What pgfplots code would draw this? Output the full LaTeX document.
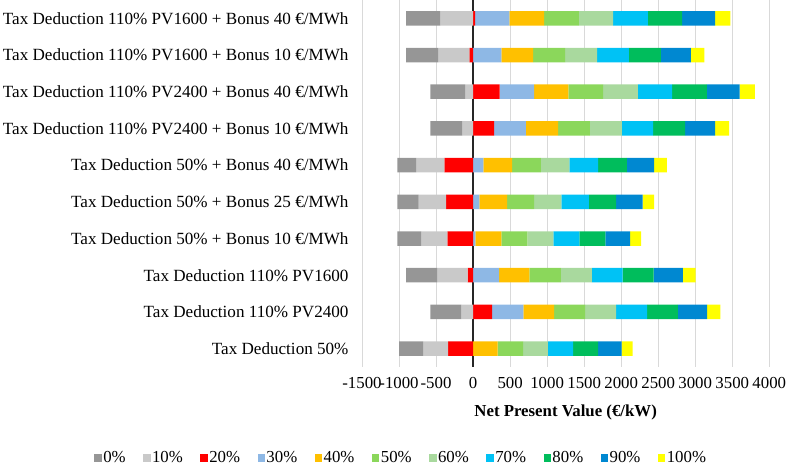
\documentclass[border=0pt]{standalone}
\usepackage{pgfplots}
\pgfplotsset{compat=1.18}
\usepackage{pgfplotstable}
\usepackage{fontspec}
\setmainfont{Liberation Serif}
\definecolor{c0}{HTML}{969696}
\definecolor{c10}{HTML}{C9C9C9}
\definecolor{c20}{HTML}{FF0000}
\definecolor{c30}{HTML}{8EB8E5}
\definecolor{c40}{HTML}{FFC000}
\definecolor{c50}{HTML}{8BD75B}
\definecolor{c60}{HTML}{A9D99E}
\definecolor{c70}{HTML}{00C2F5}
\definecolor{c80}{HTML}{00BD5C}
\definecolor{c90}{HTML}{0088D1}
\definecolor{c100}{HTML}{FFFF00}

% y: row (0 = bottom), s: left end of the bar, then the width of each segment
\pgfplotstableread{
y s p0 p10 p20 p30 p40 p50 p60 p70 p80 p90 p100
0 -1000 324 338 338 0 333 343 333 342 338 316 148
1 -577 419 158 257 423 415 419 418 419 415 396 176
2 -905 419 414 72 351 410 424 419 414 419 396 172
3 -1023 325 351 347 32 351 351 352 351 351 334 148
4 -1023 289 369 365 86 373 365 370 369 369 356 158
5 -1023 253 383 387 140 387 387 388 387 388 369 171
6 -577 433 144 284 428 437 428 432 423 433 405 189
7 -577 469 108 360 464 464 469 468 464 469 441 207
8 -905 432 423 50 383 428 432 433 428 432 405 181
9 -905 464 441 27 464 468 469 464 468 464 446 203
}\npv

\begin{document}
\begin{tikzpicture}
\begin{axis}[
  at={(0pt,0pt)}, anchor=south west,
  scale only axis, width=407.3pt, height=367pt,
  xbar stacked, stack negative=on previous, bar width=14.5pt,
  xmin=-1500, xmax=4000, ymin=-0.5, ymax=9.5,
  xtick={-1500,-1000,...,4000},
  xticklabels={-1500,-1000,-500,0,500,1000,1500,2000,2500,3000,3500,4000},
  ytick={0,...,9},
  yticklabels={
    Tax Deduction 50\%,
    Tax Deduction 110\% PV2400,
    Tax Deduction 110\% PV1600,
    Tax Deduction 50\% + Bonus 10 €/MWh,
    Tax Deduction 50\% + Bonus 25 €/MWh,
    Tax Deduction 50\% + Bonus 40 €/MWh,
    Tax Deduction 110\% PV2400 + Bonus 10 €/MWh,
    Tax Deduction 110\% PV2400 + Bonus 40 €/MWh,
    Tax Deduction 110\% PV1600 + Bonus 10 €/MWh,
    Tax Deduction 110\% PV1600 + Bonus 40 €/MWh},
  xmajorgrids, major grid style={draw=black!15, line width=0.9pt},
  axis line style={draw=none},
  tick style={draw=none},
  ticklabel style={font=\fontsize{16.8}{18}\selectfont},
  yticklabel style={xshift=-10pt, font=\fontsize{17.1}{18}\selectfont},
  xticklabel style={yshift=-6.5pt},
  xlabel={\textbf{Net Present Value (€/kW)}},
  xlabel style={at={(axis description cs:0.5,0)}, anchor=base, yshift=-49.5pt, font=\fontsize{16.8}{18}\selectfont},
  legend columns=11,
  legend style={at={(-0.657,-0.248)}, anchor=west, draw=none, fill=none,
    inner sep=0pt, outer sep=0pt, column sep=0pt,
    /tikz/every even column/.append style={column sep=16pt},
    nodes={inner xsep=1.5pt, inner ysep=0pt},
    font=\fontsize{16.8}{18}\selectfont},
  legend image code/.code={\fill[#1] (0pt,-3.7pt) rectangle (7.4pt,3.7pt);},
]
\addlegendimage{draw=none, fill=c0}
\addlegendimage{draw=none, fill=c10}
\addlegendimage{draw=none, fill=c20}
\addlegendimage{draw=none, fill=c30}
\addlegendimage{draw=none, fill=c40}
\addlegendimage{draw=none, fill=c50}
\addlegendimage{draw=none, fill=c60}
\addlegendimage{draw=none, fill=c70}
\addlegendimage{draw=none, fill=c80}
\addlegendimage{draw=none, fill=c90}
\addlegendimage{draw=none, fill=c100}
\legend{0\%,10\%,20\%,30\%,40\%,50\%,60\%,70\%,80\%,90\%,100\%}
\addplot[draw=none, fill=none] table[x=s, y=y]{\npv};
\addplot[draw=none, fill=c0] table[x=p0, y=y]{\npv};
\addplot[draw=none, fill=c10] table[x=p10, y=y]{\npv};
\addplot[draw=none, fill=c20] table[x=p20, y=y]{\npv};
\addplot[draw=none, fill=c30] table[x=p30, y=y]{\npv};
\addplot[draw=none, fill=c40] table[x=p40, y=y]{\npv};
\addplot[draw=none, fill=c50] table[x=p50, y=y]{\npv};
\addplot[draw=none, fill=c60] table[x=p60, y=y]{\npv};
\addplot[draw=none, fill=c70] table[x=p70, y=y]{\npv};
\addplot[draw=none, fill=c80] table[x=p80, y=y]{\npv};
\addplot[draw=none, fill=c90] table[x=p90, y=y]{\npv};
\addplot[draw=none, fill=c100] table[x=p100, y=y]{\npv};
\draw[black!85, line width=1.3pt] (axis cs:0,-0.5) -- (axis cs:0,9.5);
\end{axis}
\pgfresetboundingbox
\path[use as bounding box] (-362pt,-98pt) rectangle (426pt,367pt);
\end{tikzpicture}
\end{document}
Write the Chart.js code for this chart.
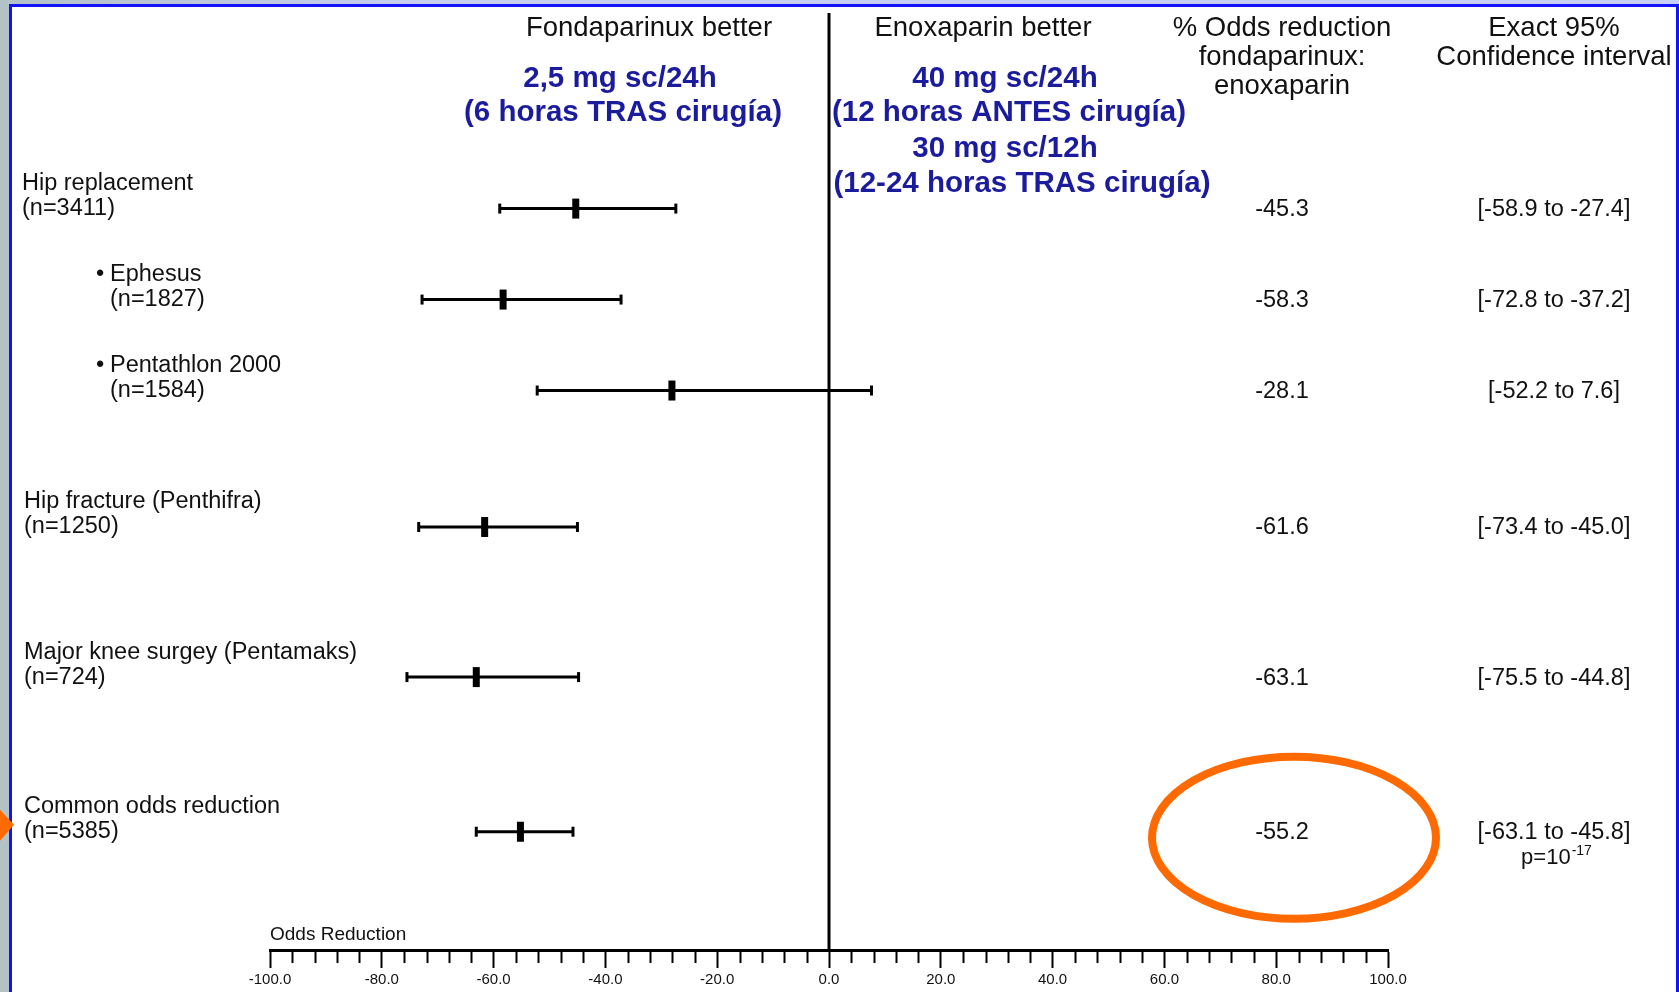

What you are asked to do — Quote every entry exactly, with the pictures omitted.

Correct output —
What pgfplots code would draw this? Output the full LaTeX document.
\documentclass[border=0pt]{standalone}
\usepackage{pgfplots}
\pgfplotsset{compat=1.18}
\usepackage{pgfplotstable}
\usepackage{fontspec}
\setmainfont{Liberation Serif}
\definecolor{c0}{HTML}{969696}
\definecolor{c10}{HTML}{C9C9C9}
\definecolor{c20}{HTML}{FF0000}
\definecolor{c30}{HTML}{8EB8E5}
\definecolor{c40}{HTML}{FFC000}
\definecolor{c50}{HTML}{8BD75B}
\definecolor{c60}{HTML}{A9D99E}
\definecolor{c70}{HTML}{00C2F5}
\definecolor{c80}{HTML}{00BD5C}
\definecolor{c90}{HTML}{0088D1}
\definecolor{c100}{HTML}{FFFF00}

% y: row (0 = bottom), s: left end of the bar, then the width of each segment
\pgfplotstableread{
y s p0 p10 p20 p30 p40 p50 p60 p70 p80 p90 p100
0 -1000 324 338 338 0 333 343 333 342 338 316 148
1 -577 419 158 257 423 415 419 418 419 415 396 176
2 -905 419 414 72 351 410 424 419 414 419 396 172
3 -1023 325 351 347 32 351 351 352 351 351 334 148
4 -1023 289 369 365 86 373 365 370 369 369 356 158
5 -1023 253 383 387 140 387 387 388 387 388 369 171
6 -577 433 144 284 428 437 428 432 423 433 405 189
7 -577 469 108 360 464 464 469 468 464 469 441 207
8 -905 432 423 50 383 428 432 433 428 432 405 181
9 -905 464 441 27 464 468 469 464 468 464 446 203
}\npv

\begin{document}
\begin{tikzpicture}
\begin{axis}[
  at={(0pt,0pt)}, anchor=south west,
  scale only axis, width=407.3pt, height=367pt,
  xbar stacked, stack negative=on previous, bar width=14.5pt,
  xmin=-1500, xmax=4000, ymin=-0.5, ymax=9.5,
  xtick={-1500,-1000,...,4000},
  xticklabels={-1500,-1000,-500,0,500,1000,1500,2000,2500,3000,3500,4000},
  ytick={0,...,9},
  yticklabels={
    Tax Deduction 50\%,
    Tax Deduction 110\% PV2400,
    Tax Deduction 110\% PV1600,
    Tax Deduction 50\% + Bonus 10 €/MWh,
    Tax Deduction 50\% + Bonus 25 €/MWh,
    Tax Deduction 50\% + Bonus 40 €/MWh,
    Tax Deduction 110\% PV2400 + Bonus 10 €/MWh,
    Tax Deduction 110\% PV2400 + Bonus 40 €/MWh,
    Tax Deduction 110\% PV1600 + Bonus 10 €/MWh,
    Tax Deduction 110\% PV1600 + Bonus 40 €/MWh},
  xmajorgrids, major grid style={draw=black!15, line width=0.9pt},
  axis line style={draw=none},
  tick style={draw=none},
  ticklabel style={font=\fontsize{16.8}{18}\selectfont},
  yticklabel style={xshift=-10pt, font=\fontsize{17.1}{18}\selectfont},
  xticklabel style={yshift=-6.5pt},
  xlabel={\textbf{Net Present Value (€/kW)}},
  xlabel style={at={(axis description cs:0.5,0)}, anchor=base, yshift=-49.5pt, font=\fontsize{16.8}{18}\selectfont},
  legend columns=11,
  legend style={at={(-0.657,-0.248)}, anchor=west, draw=none, fill=none,
    inner sep=0pt, outer sep=0pt, column sep=0pt,
    /tikz/every even column/.append style={column sep=16pt},
    nodes={inner xsep=1.5pt, inner ysep=0pt},
    font=\fontsize{16.8}{18}\selectfont},
  legend image code/.code={\fill[#1] (0pt,-3.7pt) rectangle (7.4pt,3.7pt);},
]
\addlegendimage{draw=none, fill=c0}
\addlegendimage{draw=none, fill=c10}
\addlegendimage{draw=none, fill=c20}
\addlegendimage{draw=none, fill=c30}
\addlegendimage{draw=none, fill=c40}
\addlegendimage{draw=none, fill=c50}
\addlegendimage{draw=none, fill=c60}
\addlegendimage{draw=none, fill=c70}
\addlegendimage{draw=none, fill=c80}
\addlegendimage{draw=none, fill=c90}
\addlegendimage{draw=none, fill=c100}
\legend{0\%,10\%,20\%,30\%,40\%,50\%,60\%,70\%,80\%,90\%,100\%}
\addplot[draw=none, fill=none] table[x=s, y=y]{\npv};
\addplot[draw=none, fill=c0] table[x=p0, y=y]{\npv};
\addplot[draw=none, fill=c10] table[x=p10, y=y]{\npv};
\addplot[draw=none, fill=c20] table[x=p20, y=y]{\npv};
\addplot[draw=none, fill=c30] table[x=p30, y=y]{\npv};
\addplot[draw=none, fill=c40] table[x=p40, y=y]{\npv};
\addplot[draw=none, fill=c50] table[x=p50, y=y]{\npv};
\addplot[draw=none, fill=c60] table[x=p60, y=y]{\npv};
\addplot[draw=none, fill=c70] table[x=p70, y=y]{\npv};
\addplot[draw=none, fill=c80] table[x=p80, y=y]{\npv};
\addplot[draw=none, fill=c90] table[x=p90, y=y]{\npv};
\addplot[draw=none, fill=c100] table[x=p100, y=y]{\npv};
\draw[black!85, line width=1.3pt] (axis cs:0,-0.5) -- (axis cs:0,9.5);
\end{axis}
\pgfresetboundingbox
\path[use as bounding box] (-362pt,-98pt) rectangle (426pt,367pt);
\end{tikzpicture}
\end{document}
Write the Chart.js code for this chart.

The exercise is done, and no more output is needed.